== Data ==
==========

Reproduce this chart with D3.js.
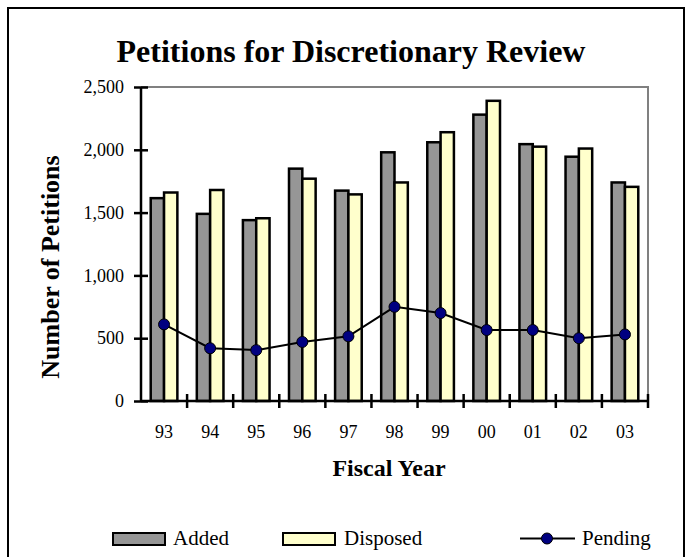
<!DOCTYPE html>
<html>
<head>
<meta charset="utf-8">
<script src="https://cdn.jsdelivr.net/npm/d3@7/dist/d3.min.js"></script>
<style>
  html, body { margin: 0; padding: 0; background: #fff; }
  svg { display: block; }
  svg text { font-family: "Liberation Serif", "Times New Roman", serif; fill: #000; }
</style>
</head>
<body>
<svg id="chart" width="689" height="557"></svg>
<script>
const years = ["93","94","95","96","97","98","99","00","01","02","03"];
const added = [1615,1490,1440,1850,1675,1980,2060,2280,2045,1945,1740];
const disposed = [1660,1680,1455,1770,1645,1740,2140,2390,2025,2010,1705];
const pending = [610,420,405,470,515,750,700,565,565,500,530];
const yTicks = [0,500,1000,1500,2000,2500];
const seriesNames = ["Added","Disposed","Pending"];

const svg = d3.select("#chart");
const pLeft = 141, pRight = 648, pTop = 87, pBottom = 401;

// outer border
svg.append("rect").attr("x",8).attr("y",8).attr("width",676).attr("height",580)
  .attr("fill","none").attr("stroke","#000").attr("stroke-width",2);

// title
svg.append("text").attr("x",351).attr("y",62).attr("text-anchor","middle")
  .attr("font-size",32).attr("font-weight","bold").text("Petitions for Discretionary Review");

const x = d3.scaleBand().domain(years).range([pLeft,pRight]).padding(0);
const xs = d3.scaleBand().domain(["Added","Disposed"]).range([0,x.bandwidth()])
  .paddingInner(0).paddingOuter(0.73);
const y = d3.scaleLinear().domain([0,2500]).range([pBottom,pTop]);

// plot border (gray top/right)
svg.append("path").attr("d",`M${pLeft},${pTop}H${pRight}V${pBottom}`)
  .attr("fill","none").attr("stroke","#808080").attr("stroke-width",2);

// bars
const data = years.map((yr,i)=>({yr, Added: added[i], Disposed: disposed[i]}));
const colors = {Added:"#969696", Disposed:"#FFFFCC"};
const g = svg.append("g");
data.forEach(d=>{
  ["Added","Disposed"].forEach(k=>{
    g.append("rect")
      .attr("x", x(d.yr)+xs(k))
      .attr("y", y(d[k]))
      .attr("width", xs.bandwidth())
      .attr("height", y(0)-y(d[k]))
      .attr("fill", colors[k]).attr("stroke","#000").attr("stroke-width",2.5);
  });
});

// line
const line = d3.line().x((d,i)=>x(years[i])+x.bandwidth()/2).y(d=>y(d));
svg.append("path").datum(pending).attr("d",line).attr("fill","none")
  .attr("stroke","#000").attr("stroke-width",2);
svg.selectAll("circle.p").data(pending).enter().append("circle")
  .attr("cx",(d,i)=>x(years[i])+x.bandwidth()/2).attr("cy",d=>y(d)).attr("r",5.5)
  .attr("fill","#000080").attr("stroke","#000").attr("stroke-width",1);

// y axis
const yAxis = svg.append("g").attr("transform",`translate(${pLeft},0)`)
  .call(d3.axisLeft(y).tickValues(yTicks).tickFormat(d3.format(",")).tickSize(7).tickPadding(10));
yAxis.attr("font-family",null);
yAxis.select(".domain").attr("stroke","#000").attr("stroke-width",2.5).attr("d",`M0,${pTop}V${pBottom}`);
yAxis.selectAll(".tick line").attr("x1",-7).attr("x2",7).attr("stroke","#000").attr("stroke-width",2.5);
yAxis.selectAll(".tick text").attr("font-size",18).attr("fill","#000");

// x axis
const xAxis = svg.append("g").attr("transform",`translate(0,${pBottom})`)
  .call(d3.axisBottom(x).tickSize(0).tickPadding(24));
xAxis.attr("font-family",null);
xAxis.select(".domain").attr("stroke","#000").attr("stroke-width",2.5).attr("d",`M${pLeft},0H${pRight}`);
xAxis.selectAll(".tick text").attr("font-size",18).attr("fill","#000");
const boundaries = years.map(d=>x(d)).concat([pRight]).slice(1);
xAxis.selectAll("line.b").data(boundaries).enter().append("line")
  .attr("x1",d=>d).attr("x2",d=>d).attr("y1",-7).attr("y2",7)
  .attr("stroke","#000").attr("stroke-width",2.5);

// axis titles
svg.append("text").attr("x",389).attr("y",476).attr("text-anchor","middle")
  .attr("font-size",24).attr("font-weight","bold").text("Fiscal Year");
svg.append("text").attr("transform","translate(59,267) rotate(-90)").attr("text-anchor","middle")
  .attr("font-size",26).attr("font-weight","bold").text("Number of Petitions");

// legend
const leg = svg.append("g");
leg.append("rect").attr("x",113).attr("y",533).attr("width",52).attr("height",12)
  .attr("fill",colors.Added).attr("stroke","#000").attr("stroke-width",2);
leg.append("text").attr("x",173).attr("y",545).attr("font-size",21).text(seriesNames[0]);
leg.append("rect").attr("x",283).attr("y",533).attr("width",52).attr("height",12)
  .attr("fill",colors.Disposed).attr("stroke","#000").attr("stroke-width",2);
leg.append("text").attr("x",344).attr("y",545).attr("font-size",21).text(seriesNames[1]);
leg.append("line").attr("x1",520).attr("x2",575).attr("y1",538.5).attr("y2",538.5)
  .attr("stroke","#000").attr("stroke-width",2);
leg.append("circle").attr("cx",547).attr("cy",538.5).attr("r",5.5)
  .attr("fill","#000080").attr("stroke","#000");
leg.append("text").attr("x",582).attr("y",545).attr("font-size",21).text(seriesNames[2]);
</script>
</body>
</html>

==========

Count every line in the data that contains the word "chart", then give that count and nothing else.

== Task solution ==
3